Right, back to my tense moment in my book...

SueG said...

I find I rush through the lead up stuff in order to get to write the big dramatic moments. Those moments are like my arias -- a chance to strut my stuff, so to speak. But only in the first draft. In revisions, I often have to cut some of that back, but the episode then sorts itself out. It somehow becomes evident when enough is enough. And I love reading those big moments, too. I think I'm just a big mush, anyway. REally interesting post! But as far as Twitter goes...I tried it and ran out of steam in less than a week. Just too much internet stuff to do already, I fear.

Tam said...

I get my painful scenes down and then go back and flesh them out later. But I make sure I do go back...

Liz Harris said...

Many thanks for the link to The Paperback Writer, Liz.

I've been struggling to come up with a new name for a book I've written. An agent wants to see the book, but under a different name - she hates the name I've chosen.

I HATE thinking up titles, and your link has been really helpful.

Liz H.

MelRox said...

Lovely post!

HelenMHunt said...

Although emotional scenes can be difficult to write - and of course to read, I do think the tension and intensity you can give to them will pay off in the long run.

Barrie said...

Thank you for the link! Re emotional scenes: In the first draft, I don't have enough emotion. However, I'm able to be meaner with each revision. ;)

Sandra Ferguson said...

I've never considered a time-limit for the emotional agony, but it's an interesting thought. I just watched Pretty In Pink again, yep, it was a slow Monday afternoon, but I found myself FF through those sections where Molly Ringwald had the rug pulled beneath her feet. It was painful to watch her suffer, when I already knew what would happen. But I've never considered rushing the moment for my characters (ending their agony). Normally, the pay-off for the pain is so tremendous it's worth the agony. Hope the readers feel that way.

Steve Malley said...

Ooh, thanks for showing me what I've been missing while my interwebs were broken!

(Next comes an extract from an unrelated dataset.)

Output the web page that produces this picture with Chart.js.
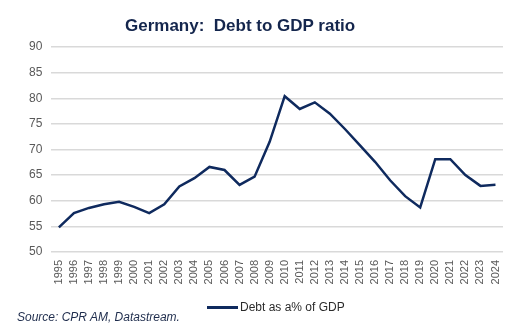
<!DOCTYPE html>
<html>
<head>
<meta charset="utf-8">
<script src="https://cdn.jsdelivr.net/npm/chart.js@4/dist/chart.umd.min.js"></script>
<style>
  html, body { margin: 0; padding: 0; background: #fff; }
  #wrap { position: relative; width: 526px; height: 335px; }
  #title {
    position: absolute; left: 125px; top: 16px;
    font: bold 17px "Liberation Sans", Arial, sans-serif; color: #14264d;
    white-space: pre;
  }
  #legend {
    position: absolute; left: 207px; top: 300px;
    font: 12px "Liberation Sans", Arial, sans-serif; color: #2b2b2b;
    display: flex; align-items: center; white-space: nowrap;
  }
  #legend .swatch {
    display: inline-block; width: 31px; height: 3px; background: #0f2a5e; margin-right: 2px;
  }
  #source {
    position: absolute; left: 17px; top: 310px;
    font: italic 12px "Liberation Sans", Arial, sans-serif; color: #1f2d4d;
  }
</style>
</head>
<body>
<div id="wrap">
  <canvas id="debtChart" width="526" height="335"></canvas>
  <div id="title">Germany:  Debt to GDP ratio</div>
  <div id="legend"><span class="swatch"></span><span id="legendText"></span></div>
  <div id="source">Source: CPR AM, Datastream.</div>
</div>
<script>
// Years and debt/GDP values (%)
const years = ['1995','1996','1997','1998','1999','2000','2001','2002','2003','2004',
               '2005','2006','2007','2008','2009','2010','2011','2012','2013','2014',
               '2015','2016','2017','2018','2019','2020','2021','2022','2023','2024'];
const debtRatio = [54.8, 57.6, 58.6, 59.3, 59.8, 58.8, 57.6, 59.3, 62.8, 64.4,
                   66.6, 66.0, 63.1, 64.7, 71.5, 80.4, 77.9, 79.2, 77.0, 74.0,
                   70.8, 67.6, 64.0, 60.9, 58.7, 68.1, 68.1, 65.0, 62.9, 63.1];
const yTicks = [50, 55, 60, 65, 70, 75, 80, 85, 90];
const seriesName = 'Debt as a% of GDP';

document.getElementById('legendText').textContent = seriesName;

const ctx = document.getElementById('debtChart').getContext('2d');
new Chart(ctx, {
    type: 'line',
    data: {
        labels: years,
        datasets: [{
            label: seriesName,
            data: debtRatio,
            borderColor: '#0f2a5e',
            backgroundColor: '#0f2a5e',
            borderWidth: 2.5,
            pointRadius: 0,
            tension: 0,
            fill: false
        }]
    },
    options: {
        responsive: false,
        animation: false,
        layout: { padding: { left: 20, right: 23, top: 47, bottom: 49 } },
        plugins: {
            title: { display: false },
            legend: { display: false },
            tooltip: { enabled: false }
        },
        scales: {
            x: {
                offset: true,
                grid: { display: false },
                border: { display: false },
                ticks: {
                    color: '#595959',
                    font: { family: 'Liberation Sans', size: 11 },
                    maxRotation: 90,
                    minRotation: 90,
                    autoSkip: false,
                    padding: 0
                },
                afterFit: axis => { axis.height = 34; }
            },
            y: {
                min: 50,
                max: 90,
                afterBuildTicks: axis => { axis.ticks = yTicks.map(v => ({ value: v })); },
                grid: { color: '#d9d9d9', lineWidth: 1.5, drawTicks: false },
                border: { display: false },
                ticks: {
                    color: '#595959',
                    font: { family: 'Liberation Sans', size: 12 },
                    padding: 9
                }
            }
        }
    }
});
</script>
</body>
</html>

Enter late, leave early is great advice: Never spend a single minute longer in a scene than you need to.

The key word, of course, is *need*. And therein lies our judgement and all that other messy stuff...

Captain Black said...

I love emotional scenes, both as a writer and a reader. It's what makes a really good book. No matter how strong your plot is and how much action there is, without an emotional scene or two, something is missing.

Thanks for the links you've been providing recently. I've been adding these to my database and they'll eventually be incorporated into the "Writing Resource Links" gadget on the NR blog.

Kate Lord Brown said...

Really interesting post - getting the balance right is so important, not to let all the energy go in one scene but to sustain some of the passion/anger/grief or whatever the emotion is to carry things forward. I like characters to be at sizzling distance with the sense they might combust at any moment :)

Rick said...

After reading such a wonderful post as yours, Liz, and Julie's on the mark comments, I have to tell you that I learned a lot just stopping by!

Jan said...

Thanks for some interesting links, Liz. Appreciated.

Calistro said...

Great post! I struggled with the same thing in "Heaven..." I liked my main character so much that I HATED throwing conflict and horrible things her way but, as a writer, you have to - that's your job! Think of it this way - by being really mean to your MC you're increasing the reader's sympathy for her.

I think if you feel an ache for her when something horrible happens that's a good sign - your reader will too.

So be brutal (if you can) - throw it all at her!